2 – Para uma maior precisão sobre esta matéria, vale a pena tornar presente o que nos diz, sobre o assunto, o mesmo Catecismo já citado. Existem dois sentidos fundamentais na Palavra de Deus: o sentido literal, que se expressa por palavras da Escritura e pode descobrir-se através da exegese, segundo as regras da correcta interpretação; o sentido espiritual que nos leva a descobrir sinais de Deus nos acontecimentos que nos são narrados pela letra. Este sentido espiritual das Escrituras pode subdividir-se em três aspectos: o alegórico pelo qual podemos adquirir a compreensão mais profunda dos acontecimentos, relacionando-os com Cristo: por exemplo, a travessia do Mar Vermelho pode tomar-se como um sinal da vitória de Cristo e como um sinal do nosso Baptismo; o moral, enquanto os acontecimentos narrados na Escritura nos conduzem a um comportamento mais justo e mais perfeito; o anagógico, ou seja, aquele sentido de eternidade contido na Escritura e para o qual aponta toda a revelação bíblica. (Cf.CIC.116-117).

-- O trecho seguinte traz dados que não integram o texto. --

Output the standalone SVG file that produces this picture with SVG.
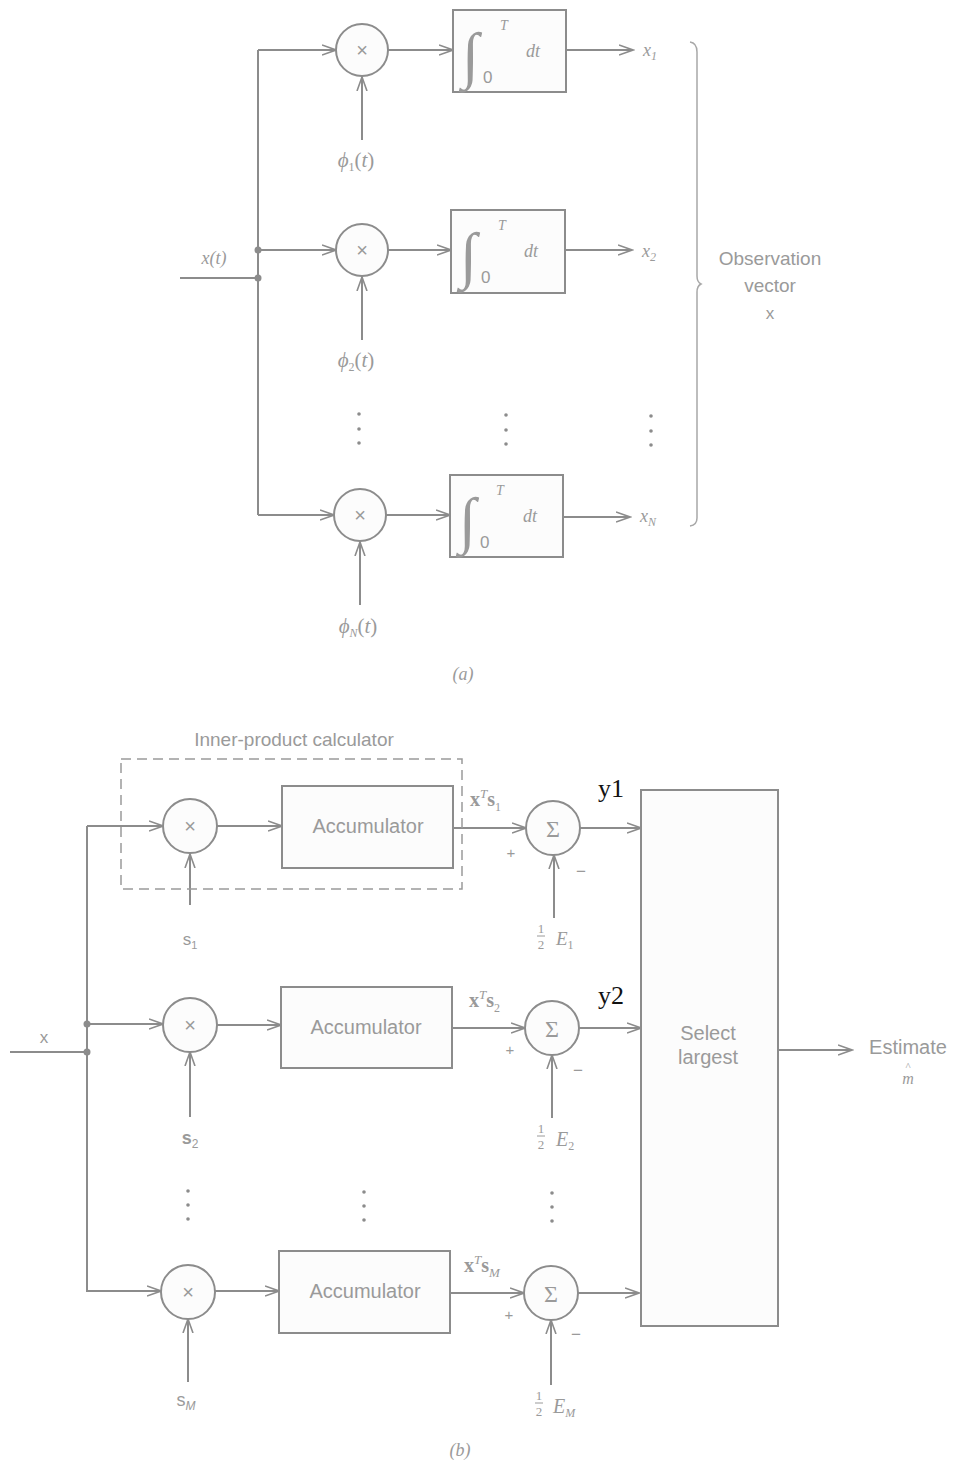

3 – Abraçando, em simultâneo, todos estes sentidos, estamos mais próximos da intencionalidade dos textos sagrados, na medida em que não nos limitamos apenas às técnicas humanas de interpretação, mas nos deixamos guiar, mais acentuadamente, pela luz da fé que nos deve guiar sempre na leitura da Sagrada Escritura. É que, no fundo, trata-se de entender, sob o influxo do Espírito Santo, o sentido expresso nos textos bíblicos. Aliás, é a isso que nos conduz o facto de acreditarmos que o Antigo Testamento se cumpre em Cristo, centro das Escrituras, e, de modo especial, do Novo Testamento. Nós, cristãos, somos convidados a reler todas as Escrituras, à luz deste novo contexto (Cristo, morto e ressuscitado), ou seja o contexto da vida no Espírito.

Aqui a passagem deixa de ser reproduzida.